Requirement
Write out each line of the listing as it stands, without the images.

--

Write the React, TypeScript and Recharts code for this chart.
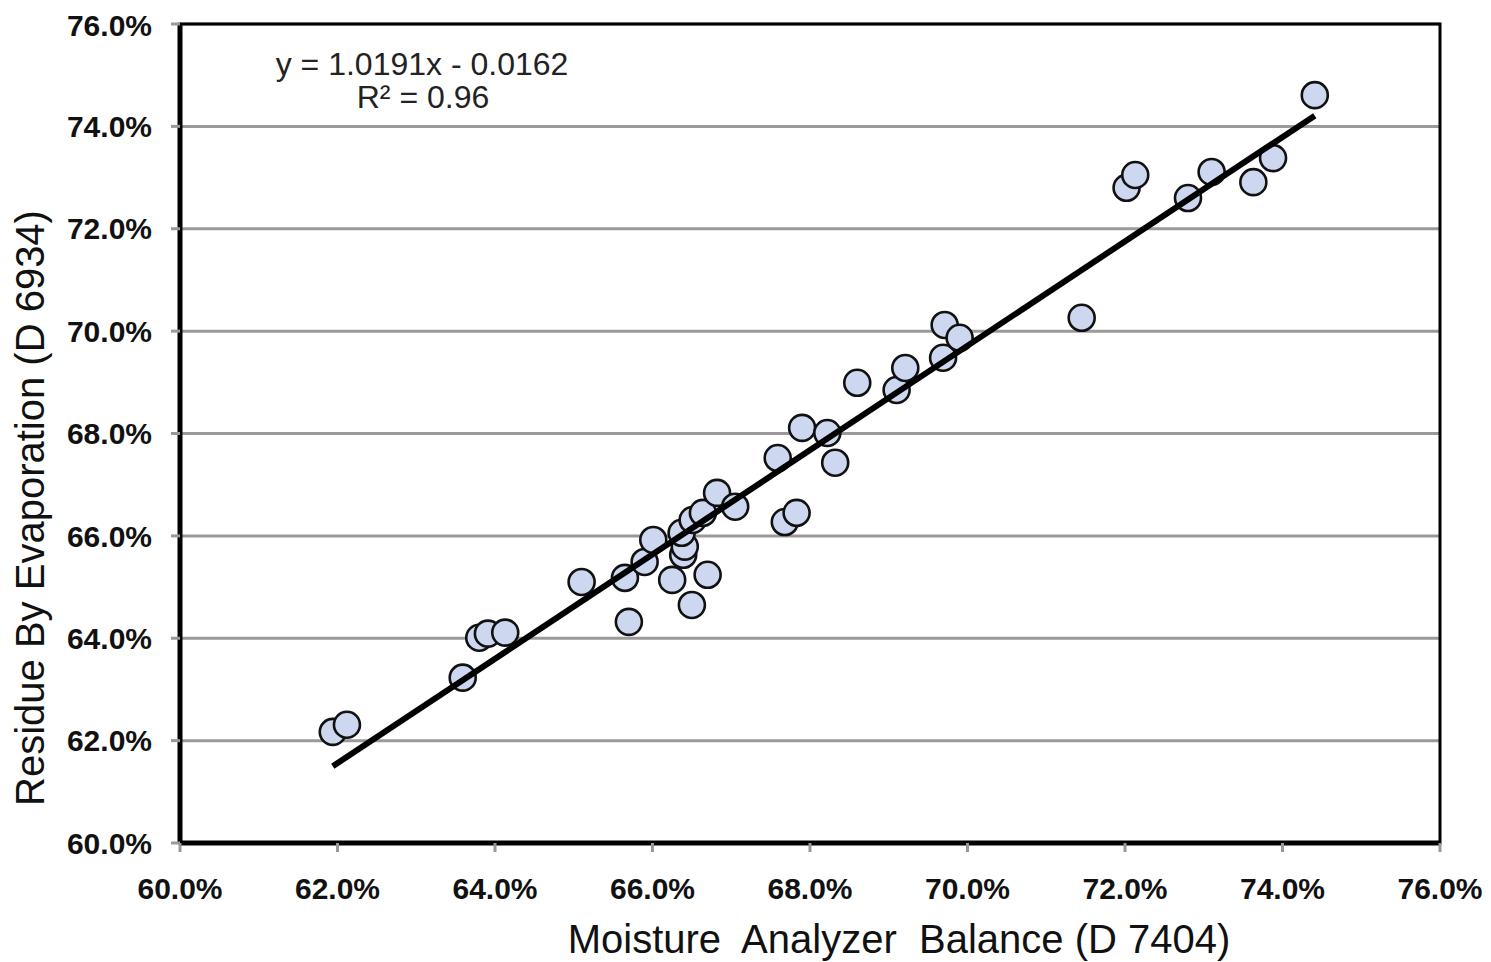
import React from 'react';
import { ScatterChart, Scatter, XAxis, YAxis, CartesianGrid, ReferenceArea } from 'recharts';

const moistureBalance = [61.94, 62.12, 63.59, 63.80, 63.91, 64.13, 65.10, 65.65, 65.70, 66.25, 66.50, 66.70, 65.90, 66.01, 66.39, 66.41, 66.37, 66.51, 66.64, 66.82, 67.05, 67.59, 67.68, 67.83, 67.90, 68.22, 68.32, 68.60, 69.10, 69.21, 69.69, 69.71, 69.90, 71.45, 72.02, 72.13, 72.80, 73.10, 73.63, 73.88, 74.41];
const residueEvap = [62.17, 62.31, 63.23, 64.01, 64.09, 64.11, 65.10, 65.18, 64.32, 65.14, 64.65, 65.24, 65.49, 65.92, 65.63, 65.79, 66.06, 66.31, 66.45, 66.84, 66.57, 67.52, 66.27, 66.45, 68.11, 68.01, 67.43, 68.99, 68.85, 69.28, 69.48, 70.12, 69.87, 70.26, 72.80, 73.05, 72.60, 73.11, 72.91, 73.38, 74.61];
const tickValues = [60, 62, 64, 66, 68, 70, 72, 74, 76];
const trendX = [61.94, 74.41];
const trendY = [61.50, 74.21];
const equationLines = ['y = 1.0191x - 0.0162', 'R\u00B2 = 0.96'];
const xTitle = 'Moisture  Analyzer  Balance (D 7404)';
const yTitle = 'Residue By Evaporation (D 6934)';

const points = moistureBalance.map((x, i) => ({ x, y: residueEvap[i] }));
const trend = trendX.map((x, i) => ({ x, y: trendY[i] }));

const FONT = '"Liberation Sans", Arial, sans-serif';
const fmt = (v: number) => v.toFixed(1) + '%';

const Dot = (props: any) => (
  <circle cx={props.cx} cy={props.cy} r={13} fill="#cdd8f0" stroke="#111" strokeWidth={2.6} />
);
const NoDot = () => <g />;

const XTitle = (props: any) => {
  const vb = props.viewBox || { x: 0, y: 0, width: 0 };
  const cx = vb.x + vb.width / 2 + 89;
  return (
    <text x={cx} y={945} textAnchor="middle" fontFamily={FONT} fontSize={40} fill="#111" style={{ whiteSpace: 'pre' }} xmlSpace="preserve">
      {xTitle}
    </text>
  );
};

const YTitle = () => (
  <text x={36} y={500} textAnchor="middle" fontFamily={FONT} fontSize={40} fill="#111" transform="rotate(-90, 36, 500)">
    {yTitle}
  </text>
);

const Equation = () => (
  <g>
    <text x={414} y={67} textAnchor="middle" fontFamily={FONT} fontSize={32} fill="#222">{equationLines[0]}</text>
    <text x={415} y={100} textAnchor="middle" fontFamily={FONT} fontSize={32} fill="#222">{equationLines[1]}</text>
  </g>
);

export default function App() {
  return (
    <div style={{ width: 1483, height: 954, background: '#fff' }}>
      <ScatterChart width={1483} height={954} margin={{ top: 16, right: 51, left: 0, bottom: 0 }}>
        <CartesianGrid vertical={false} stroke="#9a9a9a" strokeWidth={3} />
        <XAxis
          type="number"
          dataKey="x"
          domain={[60, 76]}
          ticks={tickValues}
          tickFormatter={fmt}
          height={119}
          tickSize={9}
          tickMargin={26}
          axisLine={{ stroke: '#000', strokeWidth: 5 }}
          tickLine={{ stroke: '#999', strokeWidth: 3 }}
          tick={{ fontFamily: FONT, fontSize: 30, fontWeight: 'bold', fill: '#111' }}
          label={<XTitle />}
        />
        <YAxis
          type="number"
          dataKey="y"
          domain={[60, 76]}
          ticks={tickValues}
          tickFormatter={fmt}
          width={172}
          tickSize={9}
          tickMargin={19}
          axisLine={{ stroke: '#000', strokeWidth: 5 }}
          tickLine={{ stroke: '#999', strokeWidth: 3 }}
          tick={{ fontFamily: FONT, fontSize: 30, fontWeight: 'bold', fill: '#111' }}
          label={<YTitle />}
        />
        <ReferenceArea x1={60} x2={76} y1={60} y2={76} fill="none" stroke="#000" strokeWidth={3} ifOverflow="visible" label={<Equation />} />
        <Scatter data={points} shape={<Dot />} isAnimationActive={false} />
        <Scatter data={trend} shape={<NoDot />} line={{ stroke: '#000', strokeWidth: 6 }} isAnimationActive={false} />
      </ScatterChart>
    </div>
  );
}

--

Exercise result
Write the React, TypeScript and Recharts code for this chart.
import React from 'react';
import { ScatterChart, Scatter, XAxis, YAxis, CartesianGrid, ReferenceArea } from 'recharts';

const moistureBalance = [61.94, 62.12, 63.59, 63.80, 63.91, 64.13, 65.10, 65.65, 65.70, 66.25, 66.50, 66.70, 65.90, 66.01, 66.39, 66.41, 66.37, 66.51, 66.64, 66.82, 67.05, 67.59, 67.68, 67.83, 67.90, 68.22, 68.32, 68.60, 69.10, 69.21, 69.69, 69.71, 69.90, 71.45, 72.02, 72.13, 72.80, 73.10, 73.63, 73.88, 74.41];
const residueEvap = [62.17, 62.31, 63.23, 64.01, 64.09, 64.11, 65.10, 65.18, 64.32, 65.14, 64.65, 65.24, 65.49, 65.92, 65.63, 65.79, 66.06, 66.31, 66.45, 66.84, 66.57, 67.52, 66.27, 66.45, 68.11, 68.01, 67.43, 68.99, 68.85, 69.28, 69.48, 70.12, 69.87, 70.26, 72.80, 73.05, 72.60, 73.11, 72.91, 73.38, 74.61];
const tickValues = [60, 62, 64, 66, 68, 70, 72, 74, 76];
const trendX = [61.94, 74.41];
const trendY = [61.50, 74.21];
const equationLines = ['y = 1.0191x - 0.0162', 'R\u00B2 = 0.96'];
const xTitle = 'Moisture  Analyzer  Balance (D 7404)';
const yTitle = 'Residue By Evaporation (D 6934)';

const points = moistureBalance.map((x, i) => ({ x, y: residueEvap[i] }));
const trend = trendX.map((x, i) => ({ x, y: trendY[i] }));

const FONT = '"Liberation Sans", Arial, sans-serif';
const fmt = (v: number) => v.toFixed(1) + '%';

const Dot = (props: any) => (
  <circle cx={props.cx} cy={props.cy} r={13} fill="#cdd8f0" stroke="#111" strokeWidth={2.6} />
);
const NoDot = () => <g />;

const XTitle = (props: any) => {
  const vb = props.viewBox || { x: 0, y: 0, width: 0 };
  const cx = vb.x + vb.width / 2 + 89;
  return (
    <text x={cx} y={945} textAnchor="middle" fontFamily={FONT} fontSize={40} fill="#111" style={{ whiteSpace: 'pre' }} xmlSpace="preserve">
      {xTitle}
    </text>
  );
};

const YTitle = () => (
  <text x={36} y={500} textAnchor="middle" fontFamily={FONT} fontSize={40} fill="#111" transform="rotate(-90, 36, 500)">
    {yTitle}
  </text>
);

const Equation = () => (
  <g>
    <text x={414} y={67} textAnchor="middle" fontFamily={FONT} fontSize={32} fill="#222">{equationLines[0]}</text>
    <text x={415} y={100} textAnchor="middle" fontFamily={FONT} fontSize={32} fill="#222">{equationLines[1]}</text>
  </g>
);

export default function App() {
  return (
    <div style={{ width: 1483, height: 954, background: '#fff' }}>
      <ScatterChart width={1483} height={954} margin={{ top: 16, right: 51, left: 0, bottom: 0 }}>
        <CartesianGrid vertical={false} stroke="#9a9a9a" strokeWidth={3} />
        <XAxis
          type="number"
          dataKey="x"
          domain={[60, 76]}
          ticks={tickValues}
          tickFormatter={fmt}
          height={119}
          tickSize={9}
          tickMargin={26}
          axisLine={{ stroke: '#000', strokeWidth: 5 }}
          tickLine={{ stroke: '#999', strokeWidth: 3 }}
          tick={{ fontFamily: FONT, fontSize: 30, fontWeight: 'bold', fill: '#111' }}
          label={<XTitle />}
        />
        <YAxis
          type="number"
          dataKey="y"
          domain={[60, 76]}
          ticks={tickValues}
          tickFormatter={fmt}
          width={172}
          tickSize={9}
          tickMargin={19}
          axisLine={{ stroke: '#000', strokeWidth: 5 }}
          tickLine={{ stroke: '#999', strokeWidth: 3 }}
          tick={{ fontFamily: FONT, fontSize: 30, fontWeight: 'bold', fill: '#111' }}
          label={<YTitle />}
        />
        <ReferenceArea x1={60} x2={76} y1={60} y2={76} fill="none" stroke="#000" strokeWidth={3} ifOverflow="visible" label={<Equation />} />
        <Scatter data={points} shape={<Dot />} isAnimationActive={false} />
        <Scatter data={trend} shape={<NoDot />} line={{ stroke: '#000', strokeWidth: 6 }} isAnimationActive={false} />
      </ScatterChart>
    </div>
  );
}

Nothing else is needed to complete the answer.